** DATASET CONTENT **
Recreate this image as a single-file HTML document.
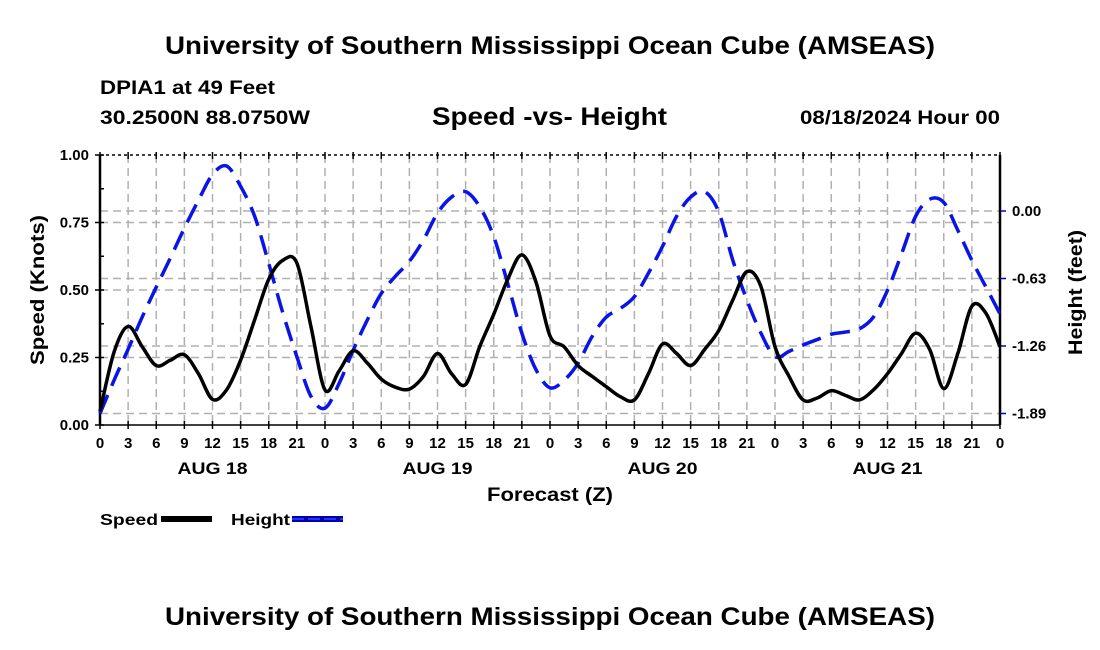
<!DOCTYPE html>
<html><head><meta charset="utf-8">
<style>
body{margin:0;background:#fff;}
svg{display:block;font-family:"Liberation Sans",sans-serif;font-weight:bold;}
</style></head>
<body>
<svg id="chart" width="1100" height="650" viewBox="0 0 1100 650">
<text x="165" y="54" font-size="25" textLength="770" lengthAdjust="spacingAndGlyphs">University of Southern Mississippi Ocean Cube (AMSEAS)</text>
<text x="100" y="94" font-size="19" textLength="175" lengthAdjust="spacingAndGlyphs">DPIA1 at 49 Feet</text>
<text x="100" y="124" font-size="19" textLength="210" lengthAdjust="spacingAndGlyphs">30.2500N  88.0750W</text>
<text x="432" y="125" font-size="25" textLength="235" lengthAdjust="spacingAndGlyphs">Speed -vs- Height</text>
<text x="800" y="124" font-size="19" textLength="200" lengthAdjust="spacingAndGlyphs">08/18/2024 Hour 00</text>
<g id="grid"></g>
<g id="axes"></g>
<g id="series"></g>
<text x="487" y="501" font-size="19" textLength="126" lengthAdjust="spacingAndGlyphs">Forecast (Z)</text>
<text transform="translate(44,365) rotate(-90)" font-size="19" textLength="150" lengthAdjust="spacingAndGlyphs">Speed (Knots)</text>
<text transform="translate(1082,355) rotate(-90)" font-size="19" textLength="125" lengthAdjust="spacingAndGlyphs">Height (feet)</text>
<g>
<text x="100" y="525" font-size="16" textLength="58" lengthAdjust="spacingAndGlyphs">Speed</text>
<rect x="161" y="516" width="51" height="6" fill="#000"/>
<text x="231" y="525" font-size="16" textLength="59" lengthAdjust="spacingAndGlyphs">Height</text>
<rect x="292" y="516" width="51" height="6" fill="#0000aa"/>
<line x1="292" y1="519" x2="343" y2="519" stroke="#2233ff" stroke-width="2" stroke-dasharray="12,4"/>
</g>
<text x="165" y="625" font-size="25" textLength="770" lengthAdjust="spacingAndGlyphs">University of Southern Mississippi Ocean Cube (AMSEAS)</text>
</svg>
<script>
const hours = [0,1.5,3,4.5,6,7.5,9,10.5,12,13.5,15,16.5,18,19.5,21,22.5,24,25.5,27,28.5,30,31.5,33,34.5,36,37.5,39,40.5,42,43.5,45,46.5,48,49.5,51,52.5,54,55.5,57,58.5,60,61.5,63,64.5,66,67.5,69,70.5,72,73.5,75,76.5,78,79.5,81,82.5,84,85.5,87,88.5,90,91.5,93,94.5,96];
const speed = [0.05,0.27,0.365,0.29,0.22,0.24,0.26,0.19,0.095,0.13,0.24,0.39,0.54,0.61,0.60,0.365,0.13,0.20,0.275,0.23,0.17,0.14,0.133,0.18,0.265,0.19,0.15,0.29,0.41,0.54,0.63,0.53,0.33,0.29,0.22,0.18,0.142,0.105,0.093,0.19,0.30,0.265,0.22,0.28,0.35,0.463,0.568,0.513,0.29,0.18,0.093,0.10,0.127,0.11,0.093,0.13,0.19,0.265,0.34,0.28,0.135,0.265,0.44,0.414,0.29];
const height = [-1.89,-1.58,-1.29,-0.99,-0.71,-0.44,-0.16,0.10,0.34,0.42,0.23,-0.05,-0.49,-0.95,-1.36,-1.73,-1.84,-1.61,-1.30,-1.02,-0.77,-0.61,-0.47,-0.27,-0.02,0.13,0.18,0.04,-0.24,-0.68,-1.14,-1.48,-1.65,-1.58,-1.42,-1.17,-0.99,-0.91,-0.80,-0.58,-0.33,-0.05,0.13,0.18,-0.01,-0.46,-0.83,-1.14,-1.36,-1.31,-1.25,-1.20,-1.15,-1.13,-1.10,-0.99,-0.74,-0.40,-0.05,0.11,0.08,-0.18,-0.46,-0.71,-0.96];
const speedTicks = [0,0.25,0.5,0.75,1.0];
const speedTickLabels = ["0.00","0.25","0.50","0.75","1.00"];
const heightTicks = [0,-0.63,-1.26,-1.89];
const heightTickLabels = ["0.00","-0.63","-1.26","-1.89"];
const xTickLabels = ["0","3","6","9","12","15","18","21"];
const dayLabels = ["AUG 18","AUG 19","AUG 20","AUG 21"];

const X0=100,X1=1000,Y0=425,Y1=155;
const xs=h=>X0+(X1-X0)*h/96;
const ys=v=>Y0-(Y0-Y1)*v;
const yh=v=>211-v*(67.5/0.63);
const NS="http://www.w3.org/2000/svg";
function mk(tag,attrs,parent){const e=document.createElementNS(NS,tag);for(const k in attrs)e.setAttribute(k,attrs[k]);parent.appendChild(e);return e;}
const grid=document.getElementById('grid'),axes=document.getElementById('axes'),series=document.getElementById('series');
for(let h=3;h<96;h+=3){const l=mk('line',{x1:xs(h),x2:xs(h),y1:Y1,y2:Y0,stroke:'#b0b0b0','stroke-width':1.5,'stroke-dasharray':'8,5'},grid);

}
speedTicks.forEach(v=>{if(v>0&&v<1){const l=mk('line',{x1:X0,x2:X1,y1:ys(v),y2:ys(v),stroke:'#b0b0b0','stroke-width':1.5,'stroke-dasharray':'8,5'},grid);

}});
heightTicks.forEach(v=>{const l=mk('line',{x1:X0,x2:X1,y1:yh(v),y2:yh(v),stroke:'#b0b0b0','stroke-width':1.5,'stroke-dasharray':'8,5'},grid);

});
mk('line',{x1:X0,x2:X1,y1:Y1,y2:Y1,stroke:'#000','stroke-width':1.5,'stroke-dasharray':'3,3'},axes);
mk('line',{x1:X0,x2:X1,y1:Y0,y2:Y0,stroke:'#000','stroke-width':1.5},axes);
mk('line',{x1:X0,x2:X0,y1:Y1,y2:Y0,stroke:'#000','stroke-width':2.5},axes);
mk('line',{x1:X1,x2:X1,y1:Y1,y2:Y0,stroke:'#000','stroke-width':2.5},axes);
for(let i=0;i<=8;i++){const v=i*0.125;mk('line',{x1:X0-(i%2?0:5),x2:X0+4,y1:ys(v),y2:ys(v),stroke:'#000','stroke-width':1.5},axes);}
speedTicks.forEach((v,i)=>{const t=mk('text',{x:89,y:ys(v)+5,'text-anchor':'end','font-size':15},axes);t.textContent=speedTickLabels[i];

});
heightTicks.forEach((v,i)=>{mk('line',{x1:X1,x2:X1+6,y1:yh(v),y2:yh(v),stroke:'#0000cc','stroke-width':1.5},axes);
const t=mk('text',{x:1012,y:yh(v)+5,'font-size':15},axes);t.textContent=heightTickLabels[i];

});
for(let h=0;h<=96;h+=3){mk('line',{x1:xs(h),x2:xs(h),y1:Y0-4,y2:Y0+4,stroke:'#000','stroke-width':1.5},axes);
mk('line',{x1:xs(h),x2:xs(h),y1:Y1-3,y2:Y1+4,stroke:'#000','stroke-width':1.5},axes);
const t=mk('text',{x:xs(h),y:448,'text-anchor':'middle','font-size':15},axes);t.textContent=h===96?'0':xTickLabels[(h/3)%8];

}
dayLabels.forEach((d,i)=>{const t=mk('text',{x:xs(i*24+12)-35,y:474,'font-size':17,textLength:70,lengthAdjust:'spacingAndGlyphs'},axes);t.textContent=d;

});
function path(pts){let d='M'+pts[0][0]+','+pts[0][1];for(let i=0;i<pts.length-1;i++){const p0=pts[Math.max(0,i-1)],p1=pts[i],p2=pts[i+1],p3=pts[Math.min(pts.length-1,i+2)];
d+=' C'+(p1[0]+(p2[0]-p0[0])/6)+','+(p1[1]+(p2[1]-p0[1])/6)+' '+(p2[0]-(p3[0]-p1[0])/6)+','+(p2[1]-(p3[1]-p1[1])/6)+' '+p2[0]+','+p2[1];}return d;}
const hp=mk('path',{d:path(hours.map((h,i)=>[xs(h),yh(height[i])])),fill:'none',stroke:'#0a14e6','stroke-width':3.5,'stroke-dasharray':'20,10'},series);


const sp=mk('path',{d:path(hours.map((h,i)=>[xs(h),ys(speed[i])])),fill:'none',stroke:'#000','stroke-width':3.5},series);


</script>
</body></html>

** CHALLENGE **
Copy, from the material above, each line in which the string "document" occurs.

** TASK ANSWER **
Recreate this image as a single-file HTML document.
function mk(tag,attrs,parent){const e=document.createElementNS(NS,tag);for(const k in attrs)e.setAttribute(k,attrs[k]);parent.appendChild(e);return e;}
const grid=document.getElementById('grid'),axes=document.getElementById('axes'),series=document.getElementById('series');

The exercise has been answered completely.